Carolina probably couldn’t have done anything about retaining Gross. It might have been able to do a better job of keeping wideout Steve Smith happy. For reasons still unknown, Smith’s relationship with the team deteriorated this offseason, leading to his release in March. Smith had undoubtedly lost a step at 34, but, scarily, he was also Carolina’s best wide receiver by a comfortable margin last season. With pass-catchers Brandon LaFell and Ted Ginn also free agents, Carolina had to radically overhaul its wideout crop without spending much money in the process. The Panthers … built one of the more depressing groups you can imagine. They signed aging third wideouts Jerricho Cotchery and Jason Avant before drafting 6-foot-5 Florida State project Kelvin Benjamin with their first-round pick.
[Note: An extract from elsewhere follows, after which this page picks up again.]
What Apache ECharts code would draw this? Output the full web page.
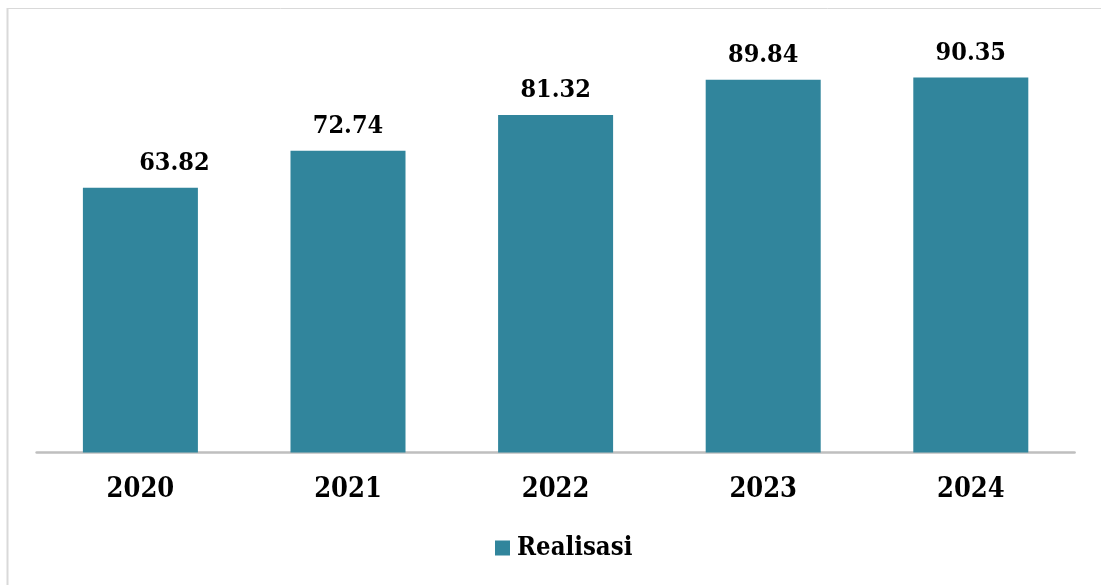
<!DOCTYPE html>
<html>
<head>
<meta charset="utf-8">
<script src="https://cdn.jsdelivr.net/npm/echarts@6/dist/echarts.min.js"></script>
<style>
html,body{margin:0;padding:0;background:#fff;}
#chart{width:1101px;height:585px;}
</style>
</head>
<body>
<div id="chart"></div>
<script>
const categories = ['2020', '2021', '2022', '2023', '2024'];
const seriesName = 'Realisasi';
const values = [63.82, 72.74, 81.32, 89.84, 90.35];

const FONT = '"DejaVu Serif Condensed", "DejaVu Serif", serif';
const chart = echarts.init(document.getElementById('chart'), null, {renderer: 'canvas'});
const data = values.map((v, i) => {
  const d = {value: v};
  if (i === 0) d.label = {offset: [34, 0]};
  return d;
});
chart.setOption({
  animation: false,
  backgroundColor: '#ffffff',
  graphic: [
    {type: 'line', shape: {x1: 7, y1: 8.5, x2: 1101, y2: 8.5}, style: {stroke: '#d9d9d9', lineWidth: 1}, silent: true},
    {type: 'line', shape: {x1: 7.5, y1: 8, x2: 7.5, y2: 585}, style: {stroke: '#d9d9d9', lineWidth: 2}, silent: true}
  ],
  grid: {left: 36.6, right: 26.4, top: 37.5, bottom: 132.5, containLabel: false},
  legend: {
    show: true,
    data: [seriesName],
    top: 530,
    left: 490,
    itemWidth: 15,
    itemHeight: 15,
    itemGap: 10,
    icon: 'rect',
    textStyle: {fontFamily: FONT, fontWeight: 'bold', fontSize: 25.5, color: '#000', padding: [0, 0, 0, 2]}
  },
  xAxis: {
    type: 'category',
    data: categories,
    axisLine: {show: true, lineStyle: {color: '#bfbfbf', width: 2.5}},
    axisTick: {show: false},
    axisLabel: {fontFamily: FONT, fontWeight: 'bold', fontSize: 27, color: '#000', margin: 24}
  },
  yAxis: {
    type: 'value',
    min: 0,
    max: 100,
    show: false,
    splitLine: {show: false}
  },
  series: [{
    name: seriesName,
    type: 'bar',
    data: data,
    barWidth: '55.4%',
    itemStyle: {color: '#31859C'},
    label: {
      show: true,
      position: 'top',
      distance: 12,
      fontFamily: FONT,
      fontWeight: 'bold',
      fontSize: 25,
      color: '#000',
      formatter: p => p.value.toFixed(2)
    }
  }]
});
</script>
</body>
</html>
Even given the presence of Greg Olsen at tight end, this is a sad group of receivers for Newton to work with. And there’s really just not much Gettleman can do about it.
So, how can the Panthers make it back to double-digit wins and meaningful football in late January? It’ll take downright heroic efforts from their group of young superstars. Luke Kuechly, last year’s Defensive Player of the Year, can’t see his performance slip. Hardy and Charles Johnson, the team’s pair of dominant defensive ends, combined for 26 sacks last season; they’ll need every one of those again. Center Ryan Kalil will need to shepherd a young, inexperienced line to competence. And, more than anything, Carolina needs greatness out of its quarterback and its coach. I wrote about Newton’s stagnation in the Trade Value Column, and while he was very underrated before Carolina’s big year last season, Newton has little talent and continuity around him this season.
Rivera, meanwhile, has to build upon his reputation and continue to push the envelope where his team has advantages. It was disappointing to see him kick a short field goal after earlier failing on a fourth-down conversion in the playoffs against San Francisco, and it remains to be seen whether he’ll stick with the strategy if his team struggles at the beginning of 2015. Rivera has done an excellent job of getting the most out of a young, talented defense, and he should be applauded for being open-minded enough to go hyperaggressive on fourth downs last season. However, given the problems circling this team and the struggles they’re likely to face in 2014, it might be time to jump off the riverboat.